I have decided to write a short post on how to automate page download from the Visual Studio using Browser control after my long (longer than one day 🙂 ) very hard research on the internet. Couple of days ago I have decided to start my new personal project which is offline feed reader named ‘Crocodile’ (more on this in the near future) and after googling here and there I have decided to write the app in C#. The platform and language decision was mainly based on the fact that I couldn’t find anything like ‘Browser control’ in Java and mastering another language was also very tempting.
Browser control in VS is just stripped down version of IE and allows easy access to many features of normal IE browser straight from C# code. Everything looked very nice and things went smooth for a couple of development hours until I tried to implement automatic page saving. Using only methods exposed by browser control we can download the page by first displaying the “Save As..” dialog which is definietly not what I wanted.
I have decided that my new shiny ‘Crocodile’ will download the pages together with all goodness/badness like CSS, JS etc to see the pages exactly like they look online and I definietly don’t want to answer ‘OK’ to every single feed I want to download (about 100 a day).

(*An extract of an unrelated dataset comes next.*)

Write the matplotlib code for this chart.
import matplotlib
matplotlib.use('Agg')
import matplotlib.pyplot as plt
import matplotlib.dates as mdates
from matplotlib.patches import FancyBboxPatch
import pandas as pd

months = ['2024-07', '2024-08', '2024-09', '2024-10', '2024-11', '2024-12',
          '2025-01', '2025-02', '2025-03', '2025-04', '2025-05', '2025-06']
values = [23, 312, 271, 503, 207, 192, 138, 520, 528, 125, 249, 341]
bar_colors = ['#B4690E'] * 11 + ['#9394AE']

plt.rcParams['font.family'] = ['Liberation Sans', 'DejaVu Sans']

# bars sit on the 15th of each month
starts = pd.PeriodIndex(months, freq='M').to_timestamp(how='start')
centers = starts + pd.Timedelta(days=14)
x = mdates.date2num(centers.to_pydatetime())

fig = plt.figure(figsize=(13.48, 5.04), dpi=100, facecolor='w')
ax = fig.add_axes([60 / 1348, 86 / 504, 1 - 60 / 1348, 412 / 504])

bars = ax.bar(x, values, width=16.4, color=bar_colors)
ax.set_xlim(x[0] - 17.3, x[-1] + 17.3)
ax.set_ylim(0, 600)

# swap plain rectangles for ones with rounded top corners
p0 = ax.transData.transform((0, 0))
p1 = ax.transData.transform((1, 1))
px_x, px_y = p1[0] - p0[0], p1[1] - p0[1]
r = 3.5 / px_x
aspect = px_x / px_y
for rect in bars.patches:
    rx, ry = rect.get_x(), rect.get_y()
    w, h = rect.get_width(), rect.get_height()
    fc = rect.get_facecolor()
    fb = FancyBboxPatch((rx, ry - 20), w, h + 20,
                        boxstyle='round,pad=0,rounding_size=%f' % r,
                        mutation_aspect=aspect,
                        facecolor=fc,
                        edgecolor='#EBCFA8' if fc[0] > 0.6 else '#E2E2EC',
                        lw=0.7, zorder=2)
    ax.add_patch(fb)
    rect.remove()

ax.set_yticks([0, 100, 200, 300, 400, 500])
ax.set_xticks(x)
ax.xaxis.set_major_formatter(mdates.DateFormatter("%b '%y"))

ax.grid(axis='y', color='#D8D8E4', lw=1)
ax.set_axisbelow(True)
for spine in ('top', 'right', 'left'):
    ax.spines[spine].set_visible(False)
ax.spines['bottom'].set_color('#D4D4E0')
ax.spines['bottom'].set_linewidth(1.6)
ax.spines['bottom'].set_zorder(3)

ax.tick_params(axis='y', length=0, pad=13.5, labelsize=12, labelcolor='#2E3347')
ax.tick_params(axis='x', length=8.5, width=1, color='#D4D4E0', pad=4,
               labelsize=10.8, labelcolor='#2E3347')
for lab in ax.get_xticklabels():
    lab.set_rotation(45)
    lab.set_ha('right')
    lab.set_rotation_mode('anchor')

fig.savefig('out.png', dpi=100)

I have found a simple solution on one of the VB or C# forums (don’t remember where exactly):
CDO.MessageClass message = new CDO.MessageClass(); message.CreateMHTMLBody(i.Link, CDO.CdoMHTMLFlags.cdoSuppressObjects, "", ""); ADODB.Stream st = message.GetStream(); st.SaveToFile("file.mht", ADODB.SaveOptionsEnum.adSaveCreateOverWrite);
All you have to do is add reference to Microsoft CDO and you are ready to go! There is a number of CdoMHTMLFlags to experiment with to suppress CSS stylesheets, images etc.
The drawback of this approach is the MHT format which can be used only by IE.